I can ignore them, but I’m uncomfortable doing that because a) they might be indicating a real problem when I send the board out for fab and b) there may be an unrelated error stuck somewhere in there that I miss scanning over them.

Can anybody recommend a part that meets my requirements above? I would work with an LCSC only solution.

I don’t feel like I’m asking for the moon but I’ve spent many hours on this with surprisingly little luck.

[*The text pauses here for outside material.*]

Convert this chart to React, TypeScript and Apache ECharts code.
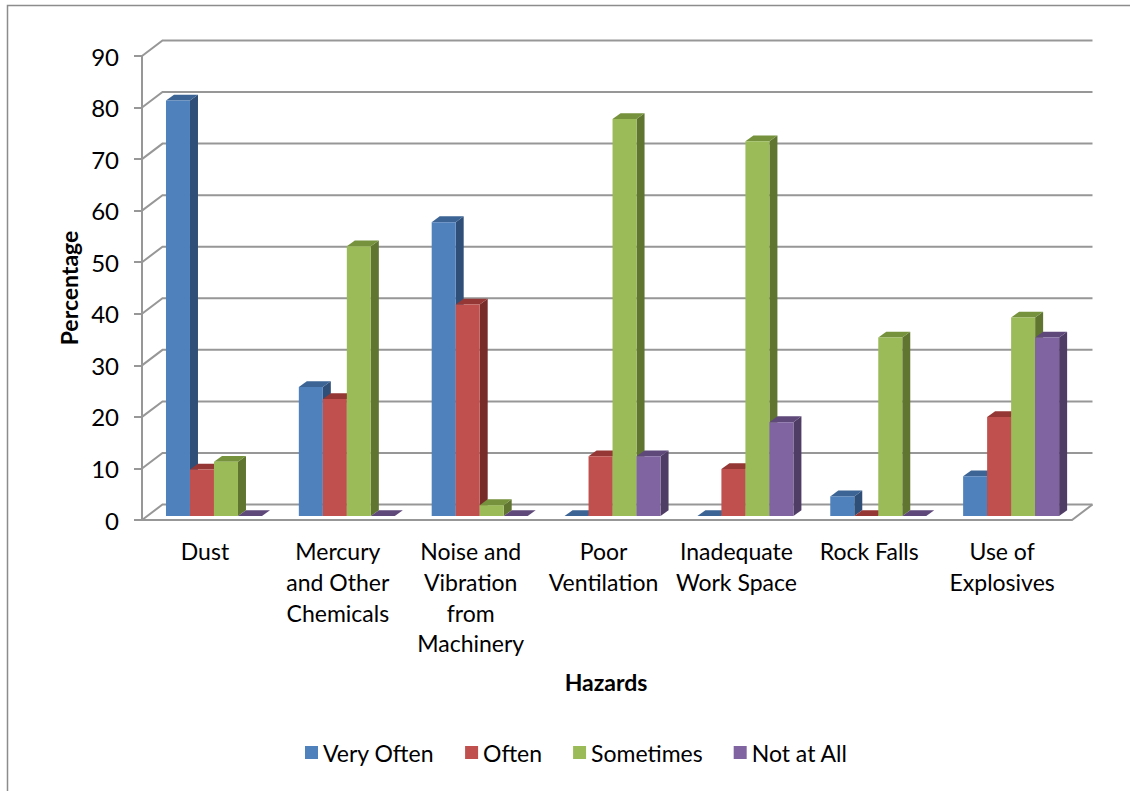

This is my first post, so please be kind.

Thanx!

Connectors are always a bit problematic. There can be hundreds of different “USB-C” connectors with different footprints. Sites like SnapEDA and PCB Libraries have many footprints (a million or more), but such sites generally have their own database format, and output is generated from scripts. It’s quite normal such footprints need a bit of tinkering to fix some details.

KiCad has a quite good editor for footprints. Personally I find this more important then big libraries. There will always be footprints that are not available anywhere, and with the editor you can make them yourself. And it does not take “many hours” to design a (simple) footprint. Simple footprints can be designed in 10 minutes or so. Gathering the data, and verifying afterwards the footprint is correct takes more time then the drawing itself.

From your listing I see lots of violations between pads and Polygons. Normally there should not even be polygons on a copper layer. I assume these polygons exist because of the non-native origin of this footprint.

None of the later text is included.